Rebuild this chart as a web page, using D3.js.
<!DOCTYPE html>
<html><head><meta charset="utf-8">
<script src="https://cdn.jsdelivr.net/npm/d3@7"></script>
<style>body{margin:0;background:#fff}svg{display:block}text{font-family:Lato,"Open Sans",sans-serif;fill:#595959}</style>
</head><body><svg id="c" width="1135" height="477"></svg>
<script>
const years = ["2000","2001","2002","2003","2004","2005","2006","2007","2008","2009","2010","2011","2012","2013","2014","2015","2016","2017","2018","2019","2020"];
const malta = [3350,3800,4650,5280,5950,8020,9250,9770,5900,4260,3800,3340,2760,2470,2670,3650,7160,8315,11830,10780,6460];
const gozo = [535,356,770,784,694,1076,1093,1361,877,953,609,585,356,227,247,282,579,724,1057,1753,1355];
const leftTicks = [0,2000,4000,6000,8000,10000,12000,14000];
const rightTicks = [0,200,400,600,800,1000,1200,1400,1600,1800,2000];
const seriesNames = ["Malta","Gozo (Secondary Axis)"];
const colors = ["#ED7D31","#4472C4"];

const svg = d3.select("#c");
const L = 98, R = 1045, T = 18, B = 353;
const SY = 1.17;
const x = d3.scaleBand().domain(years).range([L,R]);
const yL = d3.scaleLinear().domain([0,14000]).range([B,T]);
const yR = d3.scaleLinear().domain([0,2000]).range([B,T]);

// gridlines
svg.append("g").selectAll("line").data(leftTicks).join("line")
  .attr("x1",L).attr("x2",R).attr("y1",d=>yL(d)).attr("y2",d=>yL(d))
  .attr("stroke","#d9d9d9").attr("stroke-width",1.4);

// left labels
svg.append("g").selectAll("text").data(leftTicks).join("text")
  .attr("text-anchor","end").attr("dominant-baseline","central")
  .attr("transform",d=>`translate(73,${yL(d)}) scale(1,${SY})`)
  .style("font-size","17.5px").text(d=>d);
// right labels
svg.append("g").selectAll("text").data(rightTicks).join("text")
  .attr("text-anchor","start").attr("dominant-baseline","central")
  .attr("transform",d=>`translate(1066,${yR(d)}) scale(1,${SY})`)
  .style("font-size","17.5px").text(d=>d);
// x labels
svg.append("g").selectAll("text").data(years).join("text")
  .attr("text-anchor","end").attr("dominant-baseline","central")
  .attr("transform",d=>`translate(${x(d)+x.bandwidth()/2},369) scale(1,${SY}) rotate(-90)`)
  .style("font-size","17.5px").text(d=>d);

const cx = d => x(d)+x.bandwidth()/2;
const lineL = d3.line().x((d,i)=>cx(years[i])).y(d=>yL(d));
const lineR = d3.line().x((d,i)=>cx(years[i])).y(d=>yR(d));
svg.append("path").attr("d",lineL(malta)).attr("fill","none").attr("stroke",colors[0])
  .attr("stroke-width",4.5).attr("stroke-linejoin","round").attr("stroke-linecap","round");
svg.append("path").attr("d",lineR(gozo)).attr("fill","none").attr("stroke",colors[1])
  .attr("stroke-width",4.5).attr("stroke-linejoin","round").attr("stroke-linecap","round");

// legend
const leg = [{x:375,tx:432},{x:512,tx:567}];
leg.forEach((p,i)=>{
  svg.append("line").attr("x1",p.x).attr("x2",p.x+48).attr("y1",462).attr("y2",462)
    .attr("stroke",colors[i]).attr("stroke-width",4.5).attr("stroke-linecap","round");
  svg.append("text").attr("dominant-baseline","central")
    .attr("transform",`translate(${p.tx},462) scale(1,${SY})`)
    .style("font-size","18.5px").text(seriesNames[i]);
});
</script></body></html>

------------------------

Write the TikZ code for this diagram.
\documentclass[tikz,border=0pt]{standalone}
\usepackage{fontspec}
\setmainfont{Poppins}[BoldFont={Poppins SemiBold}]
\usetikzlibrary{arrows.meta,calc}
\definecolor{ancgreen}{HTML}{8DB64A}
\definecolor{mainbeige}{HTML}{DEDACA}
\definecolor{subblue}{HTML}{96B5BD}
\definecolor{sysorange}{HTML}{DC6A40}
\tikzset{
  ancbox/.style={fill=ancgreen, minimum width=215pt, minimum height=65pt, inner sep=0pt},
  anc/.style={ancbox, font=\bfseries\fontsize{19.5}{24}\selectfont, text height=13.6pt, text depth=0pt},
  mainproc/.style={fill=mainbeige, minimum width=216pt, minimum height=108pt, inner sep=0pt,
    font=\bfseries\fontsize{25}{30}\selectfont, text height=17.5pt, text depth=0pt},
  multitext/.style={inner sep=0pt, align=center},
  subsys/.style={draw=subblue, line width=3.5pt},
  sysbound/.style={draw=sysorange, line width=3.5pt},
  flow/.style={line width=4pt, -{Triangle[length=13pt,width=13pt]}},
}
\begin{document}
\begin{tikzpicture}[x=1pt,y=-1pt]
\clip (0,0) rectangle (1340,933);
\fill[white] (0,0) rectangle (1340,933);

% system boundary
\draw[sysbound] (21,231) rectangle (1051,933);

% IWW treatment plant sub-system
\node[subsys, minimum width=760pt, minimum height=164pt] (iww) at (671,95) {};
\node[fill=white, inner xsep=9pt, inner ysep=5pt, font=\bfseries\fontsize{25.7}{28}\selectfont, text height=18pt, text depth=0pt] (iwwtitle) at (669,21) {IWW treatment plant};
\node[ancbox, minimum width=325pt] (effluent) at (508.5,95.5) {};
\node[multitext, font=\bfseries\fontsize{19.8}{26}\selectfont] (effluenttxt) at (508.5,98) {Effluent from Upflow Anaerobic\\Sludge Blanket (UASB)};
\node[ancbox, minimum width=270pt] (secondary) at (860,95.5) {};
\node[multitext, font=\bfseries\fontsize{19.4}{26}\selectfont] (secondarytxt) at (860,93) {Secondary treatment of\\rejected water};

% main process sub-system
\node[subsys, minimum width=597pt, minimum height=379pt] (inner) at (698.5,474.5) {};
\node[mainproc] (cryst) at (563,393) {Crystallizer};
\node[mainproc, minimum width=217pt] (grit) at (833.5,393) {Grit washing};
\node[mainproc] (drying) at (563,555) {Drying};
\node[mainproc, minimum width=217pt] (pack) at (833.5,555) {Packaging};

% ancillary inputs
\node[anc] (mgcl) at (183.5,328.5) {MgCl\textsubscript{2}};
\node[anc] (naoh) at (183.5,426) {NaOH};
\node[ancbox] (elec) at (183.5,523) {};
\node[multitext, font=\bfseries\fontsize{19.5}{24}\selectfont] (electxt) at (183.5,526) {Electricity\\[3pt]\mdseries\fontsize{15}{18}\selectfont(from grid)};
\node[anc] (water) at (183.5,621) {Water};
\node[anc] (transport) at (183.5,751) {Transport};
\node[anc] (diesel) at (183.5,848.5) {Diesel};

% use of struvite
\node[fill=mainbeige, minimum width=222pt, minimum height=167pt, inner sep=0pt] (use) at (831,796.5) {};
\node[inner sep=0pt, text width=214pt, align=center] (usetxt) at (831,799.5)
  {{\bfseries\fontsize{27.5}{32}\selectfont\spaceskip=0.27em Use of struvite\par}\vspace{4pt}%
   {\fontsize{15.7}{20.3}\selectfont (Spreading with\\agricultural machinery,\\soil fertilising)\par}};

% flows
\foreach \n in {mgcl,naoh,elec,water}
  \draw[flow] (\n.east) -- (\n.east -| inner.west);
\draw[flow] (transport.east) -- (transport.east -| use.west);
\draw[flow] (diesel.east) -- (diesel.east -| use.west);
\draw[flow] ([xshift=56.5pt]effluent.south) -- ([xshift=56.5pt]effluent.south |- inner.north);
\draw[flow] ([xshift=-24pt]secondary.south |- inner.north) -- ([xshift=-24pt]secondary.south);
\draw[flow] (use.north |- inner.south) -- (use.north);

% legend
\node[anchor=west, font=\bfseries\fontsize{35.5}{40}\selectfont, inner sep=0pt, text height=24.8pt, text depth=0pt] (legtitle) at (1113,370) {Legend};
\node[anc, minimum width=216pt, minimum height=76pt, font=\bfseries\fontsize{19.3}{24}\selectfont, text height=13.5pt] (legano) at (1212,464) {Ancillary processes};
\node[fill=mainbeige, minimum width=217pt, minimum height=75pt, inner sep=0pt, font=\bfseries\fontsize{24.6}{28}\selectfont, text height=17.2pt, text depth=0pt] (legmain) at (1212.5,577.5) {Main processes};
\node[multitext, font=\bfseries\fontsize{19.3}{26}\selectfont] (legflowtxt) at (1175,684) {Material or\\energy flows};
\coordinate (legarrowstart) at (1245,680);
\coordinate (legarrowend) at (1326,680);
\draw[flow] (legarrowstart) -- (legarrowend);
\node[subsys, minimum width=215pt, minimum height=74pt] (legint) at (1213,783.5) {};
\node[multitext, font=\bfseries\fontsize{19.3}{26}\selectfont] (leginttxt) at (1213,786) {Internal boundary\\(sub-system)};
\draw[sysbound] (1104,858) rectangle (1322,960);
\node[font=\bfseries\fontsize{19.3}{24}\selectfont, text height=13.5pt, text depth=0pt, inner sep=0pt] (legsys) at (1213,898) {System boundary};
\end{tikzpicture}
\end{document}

------------------------

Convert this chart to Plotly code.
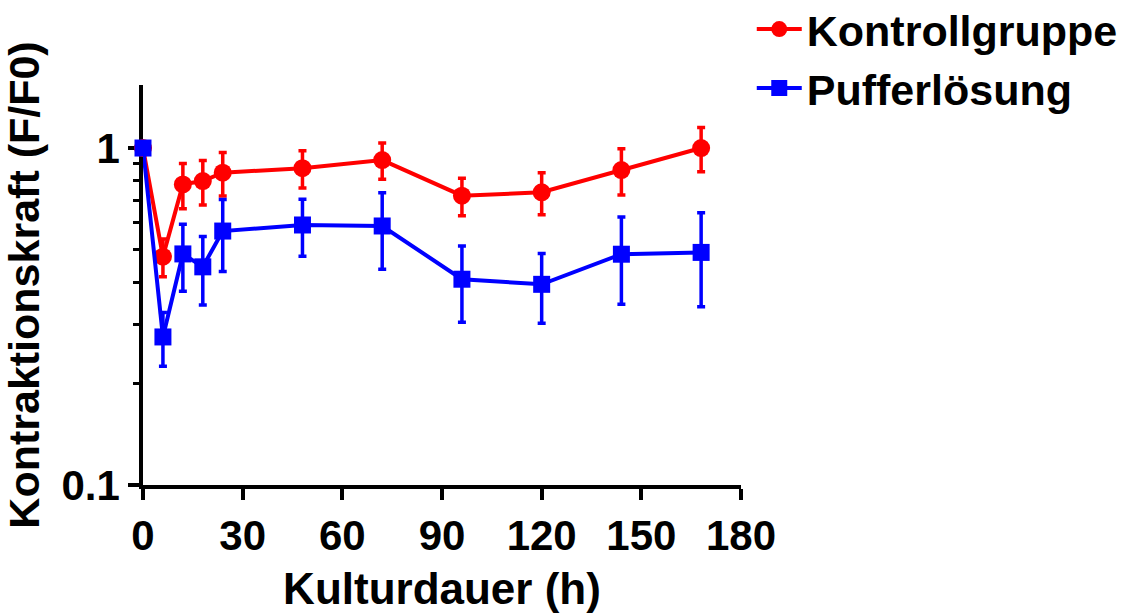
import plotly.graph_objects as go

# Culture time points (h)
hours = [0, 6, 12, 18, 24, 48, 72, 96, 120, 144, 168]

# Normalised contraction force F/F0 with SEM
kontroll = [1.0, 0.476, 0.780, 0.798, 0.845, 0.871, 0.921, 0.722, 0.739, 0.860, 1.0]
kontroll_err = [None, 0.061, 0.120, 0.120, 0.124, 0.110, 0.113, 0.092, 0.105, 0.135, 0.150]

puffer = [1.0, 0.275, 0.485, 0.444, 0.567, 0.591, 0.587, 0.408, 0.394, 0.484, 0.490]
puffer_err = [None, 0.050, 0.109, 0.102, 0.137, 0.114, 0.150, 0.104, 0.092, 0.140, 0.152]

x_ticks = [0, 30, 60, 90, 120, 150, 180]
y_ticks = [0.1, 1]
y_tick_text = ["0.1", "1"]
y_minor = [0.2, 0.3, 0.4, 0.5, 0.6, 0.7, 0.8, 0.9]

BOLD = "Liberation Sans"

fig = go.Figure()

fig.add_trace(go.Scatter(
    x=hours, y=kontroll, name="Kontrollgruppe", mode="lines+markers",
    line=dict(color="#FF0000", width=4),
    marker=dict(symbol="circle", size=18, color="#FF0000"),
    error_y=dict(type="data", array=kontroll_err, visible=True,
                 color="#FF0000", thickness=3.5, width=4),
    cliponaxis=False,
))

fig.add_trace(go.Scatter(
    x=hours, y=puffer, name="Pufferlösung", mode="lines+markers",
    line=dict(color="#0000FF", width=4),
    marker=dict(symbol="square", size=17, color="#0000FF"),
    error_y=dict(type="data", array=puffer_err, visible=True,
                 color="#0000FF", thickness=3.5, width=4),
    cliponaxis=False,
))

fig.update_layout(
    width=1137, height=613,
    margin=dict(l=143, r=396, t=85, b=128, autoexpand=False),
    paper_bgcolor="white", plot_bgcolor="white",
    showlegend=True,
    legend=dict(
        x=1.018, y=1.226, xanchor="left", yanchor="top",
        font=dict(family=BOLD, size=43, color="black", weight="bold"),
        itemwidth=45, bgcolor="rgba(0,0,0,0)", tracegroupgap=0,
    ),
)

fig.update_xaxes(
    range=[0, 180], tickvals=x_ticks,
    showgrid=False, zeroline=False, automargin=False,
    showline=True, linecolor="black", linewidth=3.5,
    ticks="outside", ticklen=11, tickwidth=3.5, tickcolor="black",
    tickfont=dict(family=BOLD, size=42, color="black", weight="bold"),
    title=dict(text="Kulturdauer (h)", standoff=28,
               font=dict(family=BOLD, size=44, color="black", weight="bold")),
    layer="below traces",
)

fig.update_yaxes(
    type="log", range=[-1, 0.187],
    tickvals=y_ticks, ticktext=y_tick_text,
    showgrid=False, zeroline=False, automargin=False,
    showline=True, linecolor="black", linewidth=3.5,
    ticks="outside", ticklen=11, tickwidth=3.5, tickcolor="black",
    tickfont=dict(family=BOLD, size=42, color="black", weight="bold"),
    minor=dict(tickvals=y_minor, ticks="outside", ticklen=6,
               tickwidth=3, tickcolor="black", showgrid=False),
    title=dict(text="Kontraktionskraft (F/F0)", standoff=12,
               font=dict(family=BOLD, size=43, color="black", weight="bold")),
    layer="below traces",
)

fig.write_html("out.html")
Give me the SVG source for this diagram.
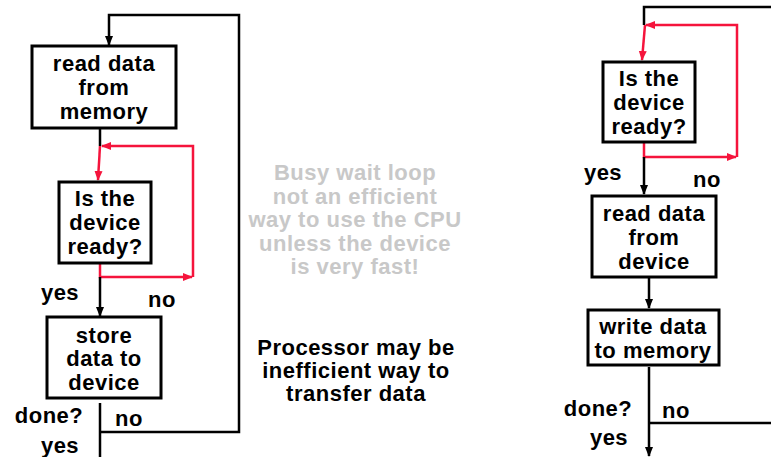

------------------------

(Short problem)
Give only the number of lines above that hold the string "this".

(Response)
4